The rules of the game
SOCCER
is a game, but it is also an art. Like any game, it has rules. To play, you must agree to abide by them. It requires individual skills and collective choreography, takes place in one location—the field—within a set time frame—90 or 120 minutes—plus extra time, and involves various tactics.

One figure guarantees the very possibility of this: the referee. He is the ruler of the game. Without him, there is no match. His authority, now assisted by VAR, is based on a tacit consensus. His decision is irrevocable. To delegitimize the referee is to undermine the symbolic architecture of the game and lose oneself in arbitrariness.

Every player and every spectator owe him respect—respect for the person, respect for the whistle.

I am reminded here of Michel Leiris and what he said about “The Rules of the Game” (Gallimard, Biffures, 1948): “There is only regulated play, and it is the rules that determine the risk, the intensity, and the value of what is at stake.” Leiris set the conditions for joyful knowledge and a festive mood.

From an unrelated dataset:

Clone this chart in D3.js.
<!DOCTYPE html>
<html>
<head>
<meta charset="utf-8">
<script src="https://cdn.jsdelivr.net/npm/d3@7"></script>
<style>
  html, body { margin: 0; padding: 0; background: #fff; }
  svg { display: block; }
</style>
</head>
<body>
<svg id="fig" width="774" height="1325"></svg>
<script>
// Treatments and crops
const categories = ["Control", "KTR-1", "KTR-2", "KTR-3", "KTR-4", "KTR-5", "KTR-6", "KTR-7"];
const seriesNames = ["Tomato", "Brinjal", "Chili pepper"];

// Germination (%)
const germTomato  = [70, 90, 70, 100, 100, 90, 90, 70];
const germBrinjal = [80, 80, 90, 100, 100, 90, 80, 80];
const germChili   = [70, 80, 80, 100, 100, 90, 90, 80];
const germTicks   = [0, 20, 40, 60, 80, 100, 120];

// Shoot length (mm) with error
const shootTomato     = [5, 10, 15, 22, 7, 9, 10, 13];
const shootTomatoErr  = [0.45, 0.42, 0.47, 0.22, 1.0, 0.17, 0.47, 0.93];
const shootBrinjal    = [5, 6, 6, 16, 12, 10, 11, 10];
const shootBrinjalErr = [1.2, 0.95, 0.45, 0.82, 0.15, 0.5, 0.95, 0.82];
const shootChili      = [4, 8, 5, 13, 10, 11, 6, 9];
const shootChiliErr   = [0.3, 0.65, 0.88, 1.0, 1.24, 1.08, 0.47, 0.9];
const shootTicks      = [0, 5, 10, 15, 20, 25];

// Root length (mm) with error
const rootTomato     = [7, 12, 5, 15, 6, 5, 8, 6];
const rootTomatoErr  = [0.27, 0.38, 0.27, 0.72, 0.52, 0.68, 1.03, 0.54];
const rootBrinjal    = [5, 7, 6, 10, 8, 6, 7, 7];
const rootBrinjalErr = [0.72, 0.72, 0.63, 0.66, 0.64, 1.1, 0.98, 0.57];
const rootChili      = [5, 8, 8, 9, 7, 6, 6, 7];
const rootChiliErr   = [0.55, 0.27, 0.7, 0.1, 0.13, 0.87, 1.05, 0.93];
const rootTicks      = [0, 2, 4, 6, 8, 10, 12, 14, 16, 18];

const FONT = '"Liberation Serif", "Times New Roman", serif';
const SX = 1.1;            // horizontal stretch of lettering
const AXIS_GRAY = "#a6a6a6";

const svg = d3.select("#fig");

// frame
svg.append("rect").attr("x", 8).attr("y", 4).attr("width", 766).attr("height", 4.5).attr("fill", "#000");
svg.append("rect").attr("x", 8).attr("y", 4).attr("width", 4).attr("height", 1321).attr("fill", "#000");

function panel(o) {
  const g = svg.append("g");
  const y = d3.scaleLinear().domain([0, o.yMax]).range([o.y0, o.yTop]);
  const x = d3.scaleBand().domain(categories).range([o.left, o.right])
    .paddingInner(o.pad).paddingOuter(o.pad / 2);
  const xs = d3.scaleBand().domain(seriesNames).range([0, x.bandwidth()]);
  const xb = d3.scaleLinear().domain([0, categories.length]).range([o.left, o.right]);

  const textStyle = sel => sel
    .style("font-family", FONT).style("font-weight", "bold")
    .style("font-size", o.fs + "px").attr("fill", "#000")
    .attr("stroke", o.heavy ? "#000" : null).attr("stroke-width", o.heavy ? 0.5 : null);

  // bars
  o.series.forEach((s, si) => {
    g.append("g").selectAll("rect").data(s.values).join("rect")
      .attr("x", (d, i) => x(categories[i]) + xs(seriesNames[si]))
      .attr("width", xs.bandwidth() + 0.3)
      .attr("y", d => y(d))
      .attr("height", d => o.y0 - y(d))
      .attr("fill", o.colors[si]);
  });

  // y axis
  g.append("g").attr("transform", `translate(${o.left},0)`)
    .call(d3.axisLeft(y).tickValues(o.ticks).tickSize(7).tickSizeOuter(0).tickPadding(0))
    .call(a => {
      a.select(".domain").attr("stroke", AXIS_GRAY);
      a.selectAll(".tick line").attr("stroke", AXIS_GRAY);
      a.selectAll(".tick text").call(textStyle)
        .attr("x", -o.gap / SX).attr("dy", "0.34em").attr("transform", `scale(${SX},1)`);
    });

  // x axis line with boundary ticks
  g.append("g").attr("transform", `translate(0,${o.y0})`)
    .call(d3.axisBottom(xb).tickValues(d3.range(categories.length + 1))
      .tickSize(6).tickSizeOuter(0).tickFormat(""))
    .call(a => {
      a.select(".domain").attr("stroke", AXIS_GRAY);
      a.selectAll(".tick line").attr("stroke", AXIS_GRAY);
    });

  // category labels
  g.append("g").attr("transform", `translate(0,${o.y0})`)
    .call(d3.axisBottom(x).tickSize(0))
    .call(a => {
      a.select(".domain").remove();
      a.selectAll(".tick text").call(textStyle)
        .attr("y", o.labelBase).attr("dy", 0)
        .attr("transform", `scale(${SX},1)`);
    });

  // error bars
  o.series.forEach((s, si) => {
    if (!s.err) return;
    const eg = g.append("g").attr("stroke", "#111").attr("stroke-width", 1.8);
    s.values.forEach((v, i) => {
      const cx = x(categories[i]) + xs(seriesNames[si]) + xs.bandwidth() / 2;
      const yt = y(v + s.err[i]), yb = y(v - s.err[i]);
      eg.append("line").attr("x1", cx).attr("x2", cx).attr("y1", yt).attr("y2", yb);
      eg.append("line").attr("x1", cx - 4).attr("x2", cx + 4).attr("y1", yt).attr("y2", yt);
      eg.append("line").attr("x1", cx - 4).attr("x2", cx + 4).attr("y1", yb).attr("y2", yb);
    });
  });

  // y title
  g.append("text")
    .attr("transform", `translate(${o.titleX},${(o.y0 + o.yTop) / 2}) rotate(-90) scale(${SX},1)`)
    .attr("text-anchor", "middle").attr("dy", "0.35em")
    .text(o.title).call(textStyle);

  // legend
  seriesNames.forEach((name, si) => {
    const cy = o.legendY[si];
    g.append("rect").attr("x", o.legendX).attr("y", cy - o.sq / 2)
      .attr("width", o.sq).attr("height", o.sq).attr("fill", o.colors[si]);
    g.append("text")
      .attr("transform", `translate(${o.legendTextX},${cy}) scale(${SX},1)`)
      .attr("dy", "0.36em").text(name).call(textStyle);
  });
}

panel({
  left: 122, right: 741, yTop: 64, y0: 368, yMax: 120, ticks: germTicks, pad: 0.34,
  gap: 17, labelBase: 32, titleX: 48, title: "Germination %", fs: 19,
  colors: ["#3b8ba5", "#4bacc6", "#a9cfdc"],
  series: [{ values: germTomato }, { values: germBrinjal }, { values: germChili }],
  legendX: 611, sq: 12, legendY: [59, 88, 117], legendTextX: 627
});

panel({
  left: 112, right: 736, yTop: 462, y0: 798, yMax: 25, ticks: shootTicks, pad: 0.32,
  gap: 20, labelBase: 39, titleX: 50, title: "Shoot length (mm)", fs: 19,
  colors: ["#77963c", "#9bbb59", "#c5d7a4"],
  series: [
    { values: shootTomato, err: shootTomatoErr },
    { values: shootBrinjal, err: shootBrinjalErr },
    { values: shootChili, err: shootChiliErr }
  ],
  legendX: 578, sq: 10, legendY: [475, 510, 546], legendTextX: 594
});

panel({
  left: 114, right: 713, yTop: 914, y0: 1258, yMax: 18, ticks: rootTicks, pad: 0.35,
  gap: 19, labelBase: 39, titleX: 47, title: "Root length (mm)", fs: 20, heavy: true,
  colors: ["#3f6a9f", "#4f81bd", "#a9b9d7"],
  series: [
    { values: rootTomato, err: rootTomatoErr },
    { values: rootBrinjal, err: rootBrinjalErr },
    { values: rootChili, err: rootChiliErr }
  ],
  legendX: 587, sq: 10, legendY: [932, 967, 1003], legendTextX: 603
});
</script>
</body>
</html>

Leaving the CAN stadiums, and even after the final, in my anonymity, I encountered only friendly glances and had calm discussions. So where does the current unrest come from? “Social media,” as Joseph-Antoine Bell rightly observed, calling for calm and recalling the values passed on by his parents: fairness, rules, responsibility.

I remember my student days at Sciences Po, when, as president of the student association, we invited Joseph-Antoine Bell, then captain of Olympique de Marseille, to give a lecture at our school entitled: Sport, a factor of national cohesion or a source of international dysfunction? That was forty years ago. He was already talking to us about ethics, responsibility, and lucidity. As a goalkeeper, he did not see his position on the field as that of an exile, but as a springing rampart and a point of relaunch.

He repeats it today: if the cup overflows, it is because we have forgotten what is reasonable. Because of an excess of that deleterious feeling that others are depriving us of oxygen or owe us something. When this feeling flares up, it only leads to drama. Does this mean that sport excludes all drama? No. Sporting drama must remain artistic, not turn into hatred. Hatred kills. Theatre teaches us to control our emotions; sport should be a practical school for this. It must keep its distance from chauvinism, fanaticism, and the venting of animosity. The story of Heysel on May 29, 1985—the European Cup final that saw riots in the stands between Liverpool hooligans and Juventus supporters, resulting in nearly 40 deaths—reminds us where excess leads. Sport itself refers to the unpredictable: it is the glorious uncertainty of its outcome that makes it great. And if Corneille’s maxim tells us that to win without risk is to triumph without glory, there is no need, after a final, to mobilize battalions of whistlers and stigmatisers who use videos to fan the flames of discord between northern and southern Africa.

The questions of our time
THE
2025 Africa Cup of Nations did not create these tensions: it may have simply revealed them. Hence the need to identify the profound issues they raise.

Among them:
– the issue of slavery and its various forms, including in the Arab-Muslim world;
– the need for a pan-African memorial to pay tribute to those who were deported;
– the establishment of residences focusing on the biographies of African leaders so that African thought and memory can be better shared;
– the establishment of a day of remembrance in pan-African institutions;
– teaching history that includes all forms of slavery, as well as contemporary African traumas (Rwanda, apartheid, economic misery against a backdrop of mineral wealth, self-hatred, and depigmentation), without prioritizing or denying any of them;
– The organization of symposiums on African traumas and their symbolic reparations;
– A collective reflection on conflict and its modes of resolution;
– Promotion of “sports citizenship” courses in primary education;
– Inclusion in a renewed charter of Pan-Africanism of the fundamental principle that historical responsibilities cannot be passed on to future generations.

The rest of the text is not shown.